ファッションディレクター・山口壮大、新宿伊勢丹TOKYO解放区で伝統からアップデートしたファッションの世界を拓く【INTERVIEW】
FASHION HEADLINE / 2015年9月14日 21時0分
ドメスティックブランドを取り扱う原宿「ミキリハッシン」、渋谷PARCO「ぱりゅこ」のオーナーであり、ファッションを軸としたカルチャー、ストリート、モードの枠を超えて、多岐にわたるプロジェクトのクリエイティブディレクションを手掛ける山口壮大氏。
14年には、「日本の未来のものづくり」を通して「未来のくらし」を提案するライフスタイルブランド「KORI-SHOW」をパリで成功させるなど、その活動はとどまることを知らない。
そんな山口氏が、伊勢丹新宿本店のTOKYO解放区に登場。日本に古くから伝わる所作から構想を広げ、伝統からアップデートしたファッションを提案する、「たたむ/つつむ/むすぶ」(9月16日~30日)の総合ディレクションを務める。
同プロジェクトについて、自身が手掛けるショップや「KORI-SHOW」について、日本のものづくりの未来を語ってもらった。
―「たたむ/つつむ/むすぶ」というプロジェクトですが、山口さんはどう解釈して、その世界観をプロダクトに反映されているのでしょうか。
「たたむ/つつむ/むすぶ」という所作にフォーカスを当てすぎるとコンセプトが先行しがちな、よくある頭でっかちな物作りに傾きすぎてしまうので、今の感覚で所作を再解釈し、ファッションへと落とし込むことを意識しました。

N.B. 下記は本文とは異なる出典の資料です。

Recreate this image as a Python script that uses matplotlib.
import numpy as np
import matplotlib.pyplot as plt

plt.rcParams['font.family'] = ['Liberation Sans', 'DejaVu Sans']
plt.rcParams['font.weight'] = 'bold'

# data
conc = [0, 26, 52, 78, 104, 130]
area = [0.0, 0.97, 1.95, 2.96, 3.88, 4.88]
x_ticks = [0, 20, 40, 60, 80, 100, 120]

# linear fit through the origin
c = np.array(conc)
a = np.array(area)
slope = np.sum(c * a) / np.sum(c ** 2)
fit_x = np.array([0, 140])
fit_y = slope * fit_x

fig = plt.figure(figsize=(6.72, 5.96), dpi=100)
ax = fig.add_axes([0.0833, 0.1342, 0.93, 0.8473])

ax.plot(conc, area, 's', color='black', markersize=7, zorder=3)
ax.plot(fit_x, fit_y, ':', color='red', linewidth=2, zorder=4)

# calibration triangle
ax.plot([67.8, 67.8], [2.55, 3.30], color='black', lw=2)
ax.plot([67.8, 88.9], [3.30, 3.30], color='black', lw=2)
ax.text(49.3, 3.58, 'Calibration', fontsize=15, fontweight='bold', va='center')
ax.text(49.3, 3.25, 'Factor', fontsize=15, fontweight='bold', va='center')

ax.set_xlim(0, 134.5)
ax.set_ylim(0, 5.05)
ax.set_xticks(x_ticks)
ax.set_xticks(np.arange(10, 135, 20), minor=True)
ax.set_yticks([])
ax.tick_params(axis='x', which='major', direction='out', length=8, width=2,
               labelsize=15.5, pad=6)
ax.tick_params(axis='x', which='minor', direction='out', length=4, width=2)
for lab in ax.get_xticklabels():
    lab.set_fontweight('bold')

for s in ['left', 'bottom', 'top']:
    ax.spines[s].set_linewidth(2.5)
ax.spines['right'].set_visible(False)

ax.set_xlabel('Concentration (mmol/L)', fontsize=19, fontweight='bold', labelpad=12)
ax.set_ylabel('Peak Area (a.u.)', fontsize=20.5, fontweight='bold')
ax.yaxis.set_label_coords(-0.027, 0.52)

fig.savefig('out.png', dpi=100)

“たたむ、つつむ、むすぶ”の概念を今の空気感を表現しているブランドの物作りに付加することで、今に通用する新しい価値を芽生えさせる。いわゆる昔からよく言われている“伝統に宿る美意識”みたいなことではなくて、所作の中に今の空気感やファッションを感じて、楽しんでもらえればと考えています。
―具体的には、どのようなプロダクトが展開されるのですか
“つつむ”を表現するからといって、例えば"現代柄をデザインした風呂敷"みたいな落とし込みは、デザインの再構築ではあったとしても、ファッションではありません。包む機能を今に落とし込んだ一例として、手染めオリジナルテキスタイルが人気のスポークンワーズプロジェクト(spoken words project)が発表した、風呂敷機能をトートバッグのデザインの中で成立させたバッグは、多様性のある風呂敷の機能を気軽に持ち運べ、現代のファッションとして成立させています。また、ハンドメイドで靴を製作するニル(nir)には、パンプスとスニーカーを合体させ、“むすぶ"機能を付加したパンプススニーカーをオーダー。シックなイメージのパンプスが、スニーカーと結ばれることで、別のイメージに変容する。ファッション性が高いことはもちろん、すごく歩きやすいデザインになっています。